* START *

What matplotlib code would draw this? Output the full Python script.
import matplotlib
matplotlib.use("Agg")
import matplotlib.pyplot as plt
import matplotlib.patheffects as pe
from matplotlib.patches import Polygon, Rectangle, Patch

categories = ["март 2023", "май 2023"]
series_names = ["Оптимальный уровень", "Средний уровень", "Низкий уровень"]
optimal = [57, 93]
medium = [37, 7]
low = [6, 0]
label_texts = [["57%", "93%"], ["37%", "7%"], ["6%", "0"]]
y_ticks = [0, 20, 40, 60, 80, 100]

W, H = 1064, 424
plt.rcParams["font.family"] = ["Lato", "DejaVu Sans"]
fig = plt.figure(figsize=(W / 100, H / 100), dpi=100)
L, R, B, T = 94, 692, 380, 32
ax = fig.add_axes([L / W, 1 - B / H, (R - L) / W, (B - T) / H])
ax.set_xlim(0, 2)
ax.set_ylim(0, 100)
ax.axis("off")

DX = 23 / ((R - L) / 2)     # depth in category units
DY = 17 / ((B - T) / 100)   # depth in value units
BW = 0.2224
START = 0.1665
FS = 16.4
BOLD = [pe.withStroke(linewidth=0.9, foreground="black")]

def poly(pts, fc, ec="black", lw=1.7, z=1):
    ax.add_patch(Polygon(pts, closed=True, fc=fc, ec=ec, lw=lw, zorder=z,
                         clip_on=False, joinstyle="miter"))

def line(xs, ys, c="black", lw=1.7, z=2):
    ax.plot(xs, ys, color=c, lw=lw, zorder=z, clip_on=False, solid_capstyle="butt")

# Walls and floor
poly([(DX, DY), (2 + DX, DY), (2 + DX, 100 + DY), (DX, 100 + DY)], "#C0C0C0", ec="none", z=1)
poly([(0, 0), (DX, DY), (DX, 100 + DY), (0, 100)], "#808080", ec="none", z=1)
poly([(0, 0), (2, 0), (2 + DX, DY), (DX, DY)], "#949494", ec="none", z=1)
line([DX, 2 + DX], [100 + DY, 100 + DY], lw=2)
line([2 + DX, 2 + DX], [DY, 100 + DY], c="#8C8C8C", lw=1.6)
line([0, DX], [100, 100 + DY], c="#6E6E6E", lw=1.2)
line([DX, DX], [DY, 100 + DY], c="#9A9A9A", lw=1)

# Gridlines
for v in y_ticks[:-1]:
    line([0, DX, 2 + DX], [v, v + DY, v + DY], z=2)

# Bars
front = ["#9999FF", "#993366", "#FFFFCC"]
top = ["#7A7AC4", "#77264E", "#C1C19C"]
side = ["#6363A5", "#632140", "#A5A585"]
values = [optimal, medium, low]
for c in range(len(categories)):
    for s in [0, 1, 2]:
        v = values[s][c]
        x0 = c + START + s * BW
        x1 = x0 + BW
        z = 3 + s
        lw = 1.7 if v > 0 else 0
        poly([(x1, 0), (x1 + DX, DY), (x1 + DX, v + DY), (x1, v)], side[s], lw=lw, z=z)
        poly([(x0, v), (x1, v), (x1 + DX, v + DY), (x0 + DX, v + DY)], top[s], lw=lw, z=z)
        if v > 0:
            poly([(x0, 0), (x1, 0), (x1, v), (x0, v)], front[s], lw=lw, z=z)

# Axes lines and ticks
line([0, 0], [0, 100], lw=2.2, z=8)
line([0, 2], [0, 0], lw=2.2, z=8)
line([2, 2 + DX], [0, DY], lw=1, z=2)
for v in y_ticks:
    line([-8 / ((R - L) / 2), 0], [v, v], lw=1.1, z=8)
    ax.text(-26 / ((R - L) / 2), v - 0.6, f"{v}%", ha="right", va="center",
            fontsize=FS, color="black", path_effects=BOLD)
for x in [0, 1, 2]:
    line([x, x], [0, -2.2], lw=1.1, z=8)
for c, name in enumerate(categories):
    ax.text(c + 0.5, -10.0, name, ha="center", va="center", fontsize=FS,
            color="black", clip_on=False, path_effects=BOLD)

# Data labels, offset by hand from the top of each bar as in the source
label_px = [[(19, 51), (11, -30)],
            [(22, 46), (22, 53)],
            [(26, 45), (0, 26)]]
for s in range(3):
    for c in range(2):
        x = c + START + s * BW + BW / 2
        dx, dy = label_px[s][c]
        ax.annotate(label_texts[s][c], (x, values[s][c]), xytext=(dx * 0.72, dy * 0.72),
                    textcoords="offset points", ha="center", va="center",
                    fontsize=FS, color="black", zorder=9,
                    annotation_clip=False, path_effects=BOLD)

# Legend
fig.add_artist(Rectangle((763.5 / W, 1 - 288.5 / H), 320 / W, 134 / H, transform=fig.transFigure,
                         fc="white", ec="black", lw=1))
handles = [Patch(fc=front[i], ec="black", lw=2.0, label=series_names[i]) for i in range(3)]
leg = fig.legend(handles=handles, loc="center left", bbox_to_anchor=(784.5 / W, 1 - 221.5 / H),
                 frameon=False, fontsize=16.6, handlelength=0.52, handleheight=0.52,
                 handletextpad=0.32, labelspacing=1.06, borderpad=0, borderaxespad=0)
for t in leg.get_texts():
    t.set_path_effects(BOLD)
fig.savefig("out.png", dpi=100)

* END *
* START *

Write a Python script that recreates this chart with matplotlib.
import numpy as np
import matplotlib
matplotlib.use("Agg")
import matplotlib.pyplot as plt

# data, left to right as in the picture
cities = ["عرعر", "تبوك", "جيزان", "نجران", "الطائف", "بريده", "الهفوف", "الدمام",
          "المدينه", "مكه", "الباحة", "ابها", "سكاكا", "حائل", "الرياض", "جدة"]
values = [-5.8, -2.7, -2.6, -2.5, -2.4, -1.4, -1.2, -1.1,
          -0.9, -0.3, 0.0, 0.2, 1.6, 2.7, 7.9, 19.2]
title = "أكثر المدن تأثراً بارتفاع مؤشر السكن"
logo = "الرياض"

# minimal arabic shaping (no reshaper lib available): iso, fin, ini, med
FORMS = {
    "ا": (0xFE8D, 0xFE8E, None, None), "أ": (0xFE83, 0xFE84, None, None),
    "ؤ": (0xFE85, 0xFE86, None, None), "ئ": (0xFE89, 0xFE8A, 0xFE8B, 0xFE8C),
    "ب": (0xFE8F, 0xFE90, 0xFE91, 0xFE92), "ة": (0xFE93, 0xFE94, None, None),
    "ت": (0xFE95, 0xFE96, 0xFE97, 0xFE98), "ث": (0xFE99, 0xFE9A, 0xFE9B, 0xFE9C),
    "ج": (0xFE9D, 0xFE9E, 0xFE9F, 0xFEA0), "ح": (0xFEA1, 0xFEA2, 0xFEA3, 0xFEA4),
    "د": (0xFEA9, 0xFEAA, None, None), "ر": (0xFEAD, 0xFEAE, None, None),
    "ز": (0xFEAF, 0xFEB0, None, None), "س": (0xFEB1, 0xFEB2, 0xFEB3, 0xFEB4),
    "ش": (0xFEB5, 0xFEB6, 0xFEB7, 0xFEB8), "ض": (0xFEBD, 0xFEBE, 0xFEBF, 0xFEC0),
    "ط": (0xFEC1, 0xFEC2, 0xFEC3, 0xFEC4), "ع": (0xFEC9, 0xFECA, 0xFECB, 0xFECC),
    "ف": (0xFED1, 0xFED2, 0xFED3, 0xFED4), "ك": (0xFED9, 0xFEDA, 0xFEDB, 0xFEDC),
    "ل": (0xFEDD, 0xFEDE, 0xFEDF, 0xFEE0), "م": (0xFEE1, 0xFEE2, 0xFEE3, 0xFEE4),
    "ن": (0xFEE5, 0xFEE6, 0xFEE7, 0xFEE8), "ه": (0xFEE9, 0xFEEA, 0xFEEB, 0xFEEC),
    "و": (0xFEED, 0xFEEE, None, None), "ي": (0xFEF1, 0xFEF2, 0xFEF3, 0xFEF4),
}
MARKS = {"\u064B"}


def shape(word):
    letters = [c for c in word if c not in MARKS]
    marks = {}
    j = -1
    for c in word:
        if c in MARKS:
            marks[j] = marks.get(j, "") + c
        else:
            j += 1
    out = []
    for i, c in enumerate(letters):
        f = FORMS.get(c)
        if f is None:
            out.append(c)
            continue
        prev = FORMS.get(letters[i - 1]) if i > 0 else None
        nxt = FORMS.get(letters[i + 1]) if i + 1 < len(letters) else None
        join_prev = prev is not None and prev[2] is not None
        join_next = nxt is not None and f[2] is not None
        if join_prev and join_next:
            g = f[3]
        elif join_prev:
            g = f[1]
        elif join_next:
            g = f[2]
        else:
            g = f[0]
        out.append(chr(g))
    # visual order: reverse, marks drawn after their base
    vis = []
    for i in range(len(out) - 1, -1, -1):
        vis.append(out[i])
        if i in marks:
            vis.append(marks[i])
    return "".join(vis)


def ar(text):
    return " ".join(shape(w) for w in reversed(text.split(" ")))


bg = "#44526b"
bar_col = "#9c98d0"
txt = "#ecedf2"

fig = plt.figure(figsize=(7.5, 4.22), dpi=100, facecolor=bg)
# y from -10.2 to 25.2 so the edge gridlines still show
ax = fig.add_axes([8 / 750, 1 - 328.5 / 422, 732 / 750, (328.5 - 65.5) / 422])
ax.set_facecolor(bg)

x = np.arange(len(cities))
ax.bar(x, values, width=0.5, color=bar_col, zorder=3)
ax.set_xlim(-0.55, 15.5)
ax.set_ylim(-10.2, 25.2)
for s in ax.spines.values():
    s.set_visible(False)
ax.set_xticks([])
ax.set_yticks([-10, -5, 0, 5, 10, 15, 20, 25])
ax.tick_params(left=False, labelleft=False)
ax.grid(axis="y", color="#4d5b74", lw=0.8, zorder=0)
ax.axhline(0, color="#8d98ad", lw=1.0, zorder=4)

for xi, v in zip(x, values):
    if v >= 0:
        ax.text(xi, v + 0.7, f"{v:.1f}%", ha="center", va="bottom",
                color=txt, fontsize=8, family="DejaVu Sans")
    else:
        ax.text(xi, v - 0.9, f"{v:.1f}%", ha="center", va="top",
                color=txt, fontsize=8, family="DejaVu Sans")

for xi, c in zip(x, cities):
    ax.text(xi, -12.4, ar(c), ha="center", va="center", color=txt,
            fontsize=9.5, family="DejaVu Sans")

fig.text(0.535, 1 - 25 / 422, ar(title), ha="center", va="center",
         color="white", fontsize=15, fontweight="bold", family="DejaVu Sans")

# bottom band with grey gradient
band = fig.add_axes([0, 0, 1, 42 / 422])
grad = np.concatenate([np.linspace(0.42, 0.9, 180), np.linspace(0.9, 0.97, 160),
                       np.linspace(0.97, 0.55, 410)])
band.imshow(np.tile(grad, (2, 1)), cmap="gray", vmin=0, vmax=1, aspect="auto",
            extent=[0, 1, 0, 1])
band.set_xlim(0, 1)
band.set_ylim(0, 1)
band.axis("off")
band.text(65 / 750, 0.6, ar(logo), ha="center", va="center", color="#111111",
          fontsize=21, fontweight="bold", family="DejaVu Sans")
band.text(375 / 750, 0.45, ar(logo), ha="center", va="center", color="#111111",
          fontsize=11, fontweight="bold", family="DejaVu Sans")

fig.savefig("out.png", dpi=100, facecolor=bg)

* END *

▸ What is being asked
Begin with the line containing "What matplotlib code", end with the line containing "from matplotlib.patches import", and transcribe exactly every line in that span, with nothing added.

▸ Exercise answer
What matplotlib code would draw this? Output the full Python script.
import matplotlib
matplotlib.use("Agg")
import matplotlib.pyplot as plt
import matplotlib.patheffects as pe
from matplotlib.patches import Polygon, Rectangle, Patch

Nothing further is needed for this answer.